TL;DR
- Fast-forwarded two Laravel apps off an old in-house skeleton — in layers, not one heroic merge.
- Added a security-header middleware and a retention purge command whose guard rails are the real feature.
- Built a reconciler for queued jobs that never ran (own post).
- Shipped a 404 page and a QR-code redirect on the company website.
Fast-forwarding an app off an old skeleton
Both product apps were generated from an in-house skeleton (auth, roles, menus, audit). One had drifted ~30 minor versions behind. A skeleton is a starting point, not a dependency — once you generate from it, upstream fixes don't flow to you.
What made it tractable: layers, as separate commits.
| Layer | What goes in | Risk |
|---|---|---|
| 1. Packages | New composer packages, nothing wired | Low |
| 2. Assets + docs | Icons, vendor assets, feature docs | Low |
| 3. Config + env | Config files, .env.example, access control |
Medium |
| 4. Infrastructure | Queue/Horizon config, static pages | Medium |
| 5. Wiring | Providers, middleware, menus | High |
| 6. Cheap wins | Trusted proxies, UUID column on audits | Low |
Each layer reverts independently. Compare that to one 68-file commit where the only rollback is "undo everything."
Underrated cheap win in there: a UUID column on the audit table. Auto-increment internally, UUID for anything leaving the system. Retrofitting that after other systems reference audit rows by integer id is far more painful.
Security headers, default-on
Nothing exotic here — the value is that it's a default, not a per-route decision:
$response->headers->set('X-Content-Type-Options', 'nosniff');
$response->headers->set('X-Frame-Options', 'DENY');
$response->headers->set('Referrer-Policy', 'strict-origin-when-cross-origin');
$response->headers->set('Permissions-Policy', 'camera=(), microphone=(), geolocation=()');
if (app()->environment('production')) {
$response->headers->set('Strict-Transport-Security', 'max-age=31536000; includeSubDomains');
}
// ...CSP, when enabled
One nuance worth stealing: CSP on in production, off locally. Vite's dev server and HMR trip over a strict policy, and an always-on CSP just teaches the team to disable it. Sensible default, env flag to override.
Retention purge: the guard rails are the feature
The data:purge command is boring — delete where created_at < cutoff. What matters is what it refuses to do.
| Guard | Why |
|---|---|
| Retention from config, not hard-coded | A hard-coded 365 shreds years of history every night |
| Refuses the append-only audit trail | CRUD diffs are prunable; the governance log is not |
--dry-run |
Never point a delete loop at production blind |
Two audit concepts, two lifetimes. A framework CRUD-diff table ("field X went A → B") is operational data — prune it. An append-only domain audit log is the record. Encoding that as an early return is cheaper than remembering it at 2am.

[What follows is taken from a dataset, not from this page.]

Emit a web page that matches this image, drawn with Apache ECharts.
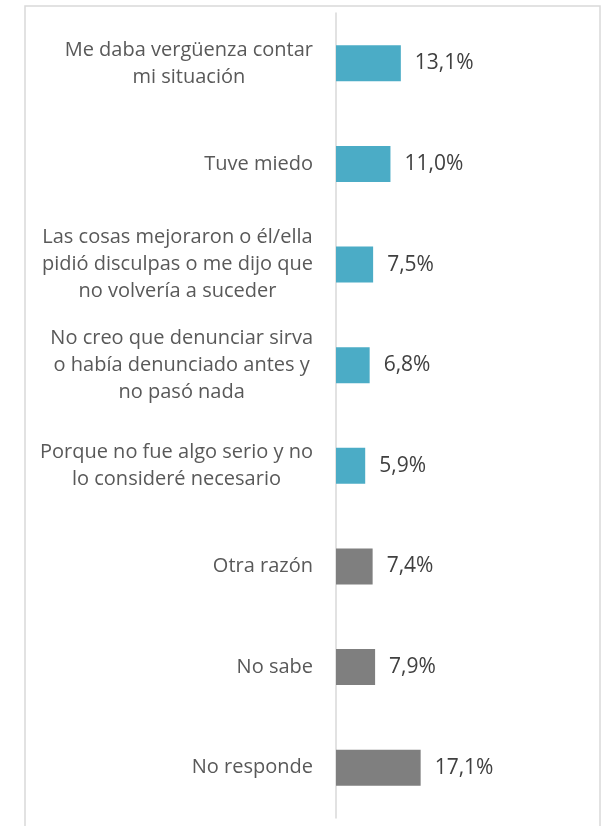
<!DOCTYPE html>
<html>
<head>
<meta charset="utf-8">
<script src="https://cdn.jsdelivr.net/npm/echarts@6/dist/echarts.min.js"></script>
<style>
  html, body { margin: 0; padding: 0; background: #fff; }
  #chart { width: 602px; height: 826px; }
</style>
</head>
<body>
<div id="chart"></div>
<script>
// razones para no denunciar
var categories = [
  "Me daba vergüenza contar\nmi situación",
  "Tuve miedo",
  "Las cosas mejoraron o él/ella\npidió disculpas o me dijo que\nno volvería a suceder",
  "No creo que denunciar sirva\no había denunciado antes y\nno pasó nada",
  "Porque no fue algo serio y no\nlo consideré necesario",
  "Otra razón",
  "No sabe",
  "No responde"
];
var values = [13.1, 11.0, 7.5, 6.8, 5.9, 7.4, 7.9, 17.1];
var groups = ["razon", "razon", "razon", "razon", "razon", "otro", "otro", "otro"];

var FONT = "Open Sans";
var FONT_SIZE = 20;
var colors = { razon: "#4bacc6", otro: "#7f7f7f" };

// ancho de la línea más larga, para centrar las líneas y alinear el bloque a la derecha
var ctx = document.createElement("canvas").getContext("2d");
ctx.font = FONT_SIZE + "px " + FONT;
function blockWidth(s) {
  return Math.max.apply(null, s.split("\n").map(function (l) { return ctx.measureText(l).width; }));
}

var yData = categories.map(function (c) {
  return {
    value: c,
    textStyle: { align: "center", padding: [0, blockWidth(c), 0, 0] }
  };
});

var myChart = echarts.init(document.getElementById("chart"));
myChart.setOption({
  animation: false,
  backgroundColor: "#fff",
  graphic: [{
    type: "rect",
    shape: { x: 25, y: 6, width: 575, height: 840 },
    style: { fill: "none", stroke: "#d9d9d9", lineWidth: 1.5 },
    z: -1
  }],
  grid: { left: 336, right: 167, top: 13, bottom: 8 },
  xAxis: {
    type: "value",
    min: 0,
    max: 20,
    show: false
  },
  yAxis: {
    type: "category",
    inverse: true,
    data: yData,
    axisLine: { show: true, lineStyle: { color: "#d9d9d9", width: 1.5 } },
    axisTick: { show: false },
    axisLabel: {
      margin: 23,
      color: "#595959",
      fontFamily: FONT,
      fontSize: FONT_SIZE,
      lineHeight: 27
    }
  },
  series: [{
    type: "bar",
    barWidth: 36,
    data: values.map(function (v, i) {
      return { value: v, itemStyle: { color: colors[groups[i]] } };
    }),
    label: {
      show: true,
      position: "right",
      distance: 14,
      color: "#404040",
      fontFamily: FONT,
      fontSize: 21,
      formatter: function (p) { return p.value.toFixed(1).replace(".", ",") + "%"; }
    }
  }]
});
</script>
</body>
</html>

Reconciler for jobs that never ran
Rows stuck pending forever, nothing in failed_jobs — the job was dispatched once at creation and that dispatch got lost. Retries can't save a job that never entered the queue; a scheduled sweeper over stale, unclaimed rows can. That got its own post ("The Reconciler Pattern").
Bonus lesson: I registered the sweeper's cron from a deploy step, then reverted it an hour later. Deploy-time schedule seeding is convenient until a rollback re-registers a schedule you deliberately removed.
Website: a 404 and a redirect
On the public company website: a real 404 page, plus /company-profile — the URL printed on a QR code — redirecting to the profile document.
const url = import.meta.env.VITE_COMPANY_PROFILE_URL;
// External URL → full page navigation; <Navigate> only does in-app routes.
// Env unset → fall back home rather than dead-end a printed URL.
if (!url) return <Navigate to="/" replace />;
The fallback is the point. Any URL living outside your codebase — QR code, email footer, business card — is a permanent public API. Treat it like one.
Takeaway
Accidental theme: defaults and fallbacks. Layered upgrades so rollback is cheap. Headers on by default. A purge that refuses the dangerous table. A redirect that never dead-ends. Not clever — just the stuff that prevents a 2am page.